The National Committee for Quality Assurance (NCQA) announced that Loma Linda University Health, Family Medicine has received NCQA Patient-Centered Medical Home (PCMH) Recognition for using evidence-based, patient-centered processes that focus on highly coordinated care and long‐term, participative relationships. The department received Level 3 recognition, the highest-level recognition that an organization can achieve.

The NCQA Patient-Centered Medical Home is a model of primary care that combines teamwork and information technology to improve care, improve patients’ experience of care and reduce costs. Medical homes foster ongoing partnerships between patients and their personal clinicians, instead of approaching care as the sum of episodic office visits. Each patient’s care is overseen by clinician-led care teams that coordinate treatment across the health care system. Research shows that medical homes can lead to higher quality and lower costs, and can improve patient and provider reported experiences of care.

“NCQA Patient-Centered Medical Home Recognition raises the bar in defining high-quality care by emphasizing access, health information technology and coordinated care focused on patients,” said NCQA President Margaret E. O’Kane. “Recognition shows that Loma Linda University Health, Family Medicine, has the tools, systems and resources to provide its patients with the right care at the right time.”

To earn recognition, which is valid for three years, Loma Linda University Health, Family Medicine, demonstrated the ability to meet the program’s key elements, embodying characteristics of the medical home. NCQA standards aligned with the joint principles of the Patient-Centered Medical Home established with the American College of Physicians, the American Academy of Family Physicians, the American Academy of Pediatrics and the American Osteopathic Association.

Family Medicine has been recognized as an advanced primary care practice with a focus on coordinated care. According to Roger Woodruff, MD, chair of the Department of Family Medicine, “the expansion of primary care at Loma Linda University Health is critical and this recognition was the foundation to the kind of growth that is needed.”

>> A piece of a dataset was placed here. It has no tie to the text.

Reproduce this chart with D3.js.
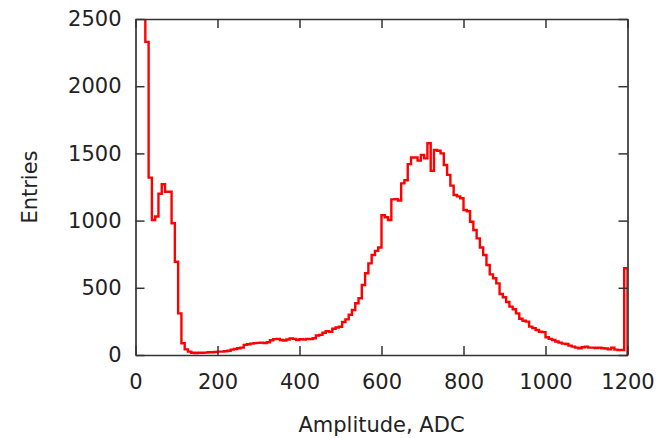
<!DOCTYPE html>
<html>
<head>
<meta charset="utf-8">
<script src="https://cdn.jsdelivr.net/npm/d3@7"></script>
<style>
  body { margin: 0; background: #fff; }
  svg { display: block; }
</style>
</head>
<body>
<div id="chart"></div>
<script>
// histogram: 8 ADC per bin, 0..1200
const binWidth = 8;
const counts = [
  6000, 4500, 3000, 2330, 1320, 1005, 1030, 1200, 1270, 1215,
  1215, 980, 694, 310, 87, 42, 25, 17, 15, 17,
  17, 18, 20, 20, 22, 25, 25, 28, 32, 40,
  45, 50, 55, 75, 80, 85, 88, 90, 92, 88,
  95, 110, 118, 120, 112, 108, 115, 124, 120, 112,
  118, 115, 120, 118, 125, 145, 150, 165, 178, 172,
  195, 205, 210, 245, 265, 300, 335, 385, 422, 521,
  608, 682, 744, 775, 800, 1040, 1025, 1004, 1158, 1160,
  1150, 1277, 1300, 1420, 1470, 1470, 1446, 1488, 1463, 1575,
  1370, 1525, 1520, 1500, 1414, 1340, 1260, 1190, 1180, 1166,
  1079, 1070, 992, 930, 868, 800, 744, 670, 600, 571,
  533, 454, 430, 394, 360, 340, 310, 270, 255, 248,
  211, 200, 186, 173, 170, 132, 120, 112, 100, 92,
  85, 82, 70, 62, 55, 50, 58, 62, 55, 55,
  52, 55, 50, 48, 42, 55, 40, 37, 37, 645
];
const xTicks = [0, 200, 400, 600, 800, 1000, 1200];
const yTicks = [0, 500, 1000, 1500, 2000, 2500];
const xLabel = "Amplitude, ADC";
const yLabel = "Entries";

const width = 660;
const height = 438;
const plotLeft = 135.5, plotRight = 627.5, plotTop = 19, plotBottom = 355;
const font = "DejaVu Sans, sans-serif";
const fontSize = "21px";

const svg = d3
  .select("#chart")
  .append("svg")
  .attr("width", width)
  .attr("height", height);

const x = d3.scaleLinear().domain([0, 1200]).range([plotLeft, plotRight]);
const y = d3.scaleLinear().domain([0, 2500]).range([plotBottom, plotTop]);

svg
  .append("clipPath")
  .attr("id", "plot-clip")
  .append("rect")
  .attr("x", plotLeft)
  .attr("y", plotTop)
  .attr("width", plotRight - plotLeft)
  .attr("height", plotBottom - plotTop);

// step points: left edge of every bin, then close at the right end
const points = counts.map((c, i) => [i * binWidth, c]);
points.push([counts.length * binWidth, counts[counts.length - 1]]);
points.push([counts.length * binWidth, 0]);

const line = d3
  .line()
  .x((d) => x(d[0]))
  .y((d) => y(d[1]))
  .curve(d3.curveStepAfter);

svg
  .append("path")
  .datum(points)
  .attr("clip-path", "url(#plot-clip)")
  .attr("d", line)
  .attr("fill", "none")
  .attr("stroke", "#ff0000")
  .attr("stroke-width", 2.4)
  .attr("stroke-linejoin", "miter");

// axes with inward ticks on all four sides
const tick = 9;
const fmt = d3.format("d");
const gx = svg
  .append("g")
  .attr("transform", `translate(0,${plotBottom})`)
  .call(d3.axisBottom(x).tickValues(xTicks).tickFormat(fmt).tickSizeInner(-tick).tickSizeOuter(0).tickPadding(19));
const gy = svg
  .append("g")
  .attr("transform", `translate(${plotLeft},0)`)
  .call(d3.axisLeft(y).tickValues(yTicks).tickFormat(fmt).tickSizeInner(-tick).tickSizeOuter(0).tickPadding(14));
const gt = svg
  .append("g")
  .attr("transform", `translate(0,${plotTop})`)
  .call(d3.axisTop(x).tickValues(xTicks).tickSizeInner(-tick).tickSizeOuter(0).tickFormat(""));
const gr = svg
  .append("g")
  .attr("transform", `translate(${plotRight},0)`)
  .call(d3.axisRight(y).tickValues(yTicks).tickSizeInner(-tick).tickSizeOuter(0).tickFormat(""));

[gx, gy, gt, gr].forEach((g) => {
  g.selectAll(".domain").attr("stroke", "#333").attr("stroke-width", 1.7);
  g.selectAll(".tick line").attr("stroke", "#333").attr("stroke-width", 1.5);
  g.selectAll(".tick text")
    .attr("fill", "#222")
    .style("font-family", font)
    .style("font-size", fontSize);
});

svg
  .append("text")
  .attr("x", (plotLeft + plotRight) / 2)
  .attr("y", 432)
  .attr("text-anchor", "middle")
  .attr("fill", "#222")
  .style("font-family", font)
  .style("font-size", fontSize)
  .text(xLabel);

svg
  .append("text")
  .attr("transform", `translate(37,${(plotTop + plotBottom) / 2}) rotate(-90)`)
  .attr("text-anchor", "middle")
  .attr("fill", "#222")
  .style("font-family", font)
  .style("font-size", fontSize)
  .text(yLabel);
</script>
</body>
</html>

Under Woodruff’s leadership, a group of staff and physicians spent 18 months collaborating and collecting the documentation needed to apply for this prestigious Recognition. “This was a team effort,” Woodruff said. 

“As Loma Linda University Health Primary Care expands, this is an important step to set our foundation for growth. We anticipate that as Primary Care encompasses other existing sites on campus and as we grow through the region, this will be a Recognition that each location will accomplish. Our goal is to provide the right care at the right time for our patients,” Woodruff said.

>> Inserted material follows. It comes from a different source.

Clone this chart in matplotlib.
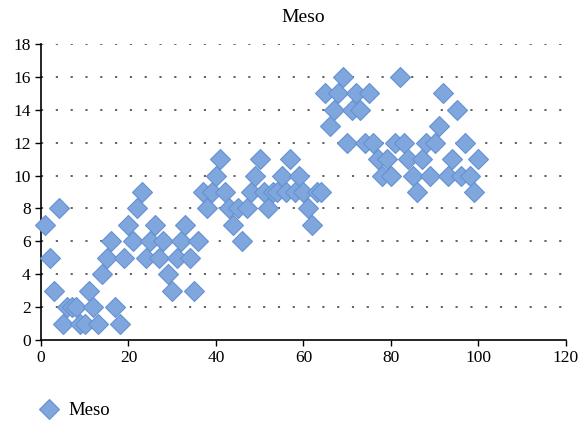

Over the last 18 months, Family Medicine has worked on policies and processes that have helped them to achieve greater access to care through the following improvements:

  • Extended office hours
  • Same-day appointments
  • Electronic Visits (E-Visits)
  • Video Visits
  • Enhanced communication through effective use of MyChart
  • 24-hour response to urgent needs

“When a patient can see that you’ve been recognized for leadership, quality and satisfaction, that puts them at ease and improves the likelihood of their own satisfaction,” says Daniel Reichert, MD, medical director of the Department of Family Medicine. “We’re making a contribution to the success of the system as a whole, not just the department, and in the end it’s about providing the very best care for all of our patients.”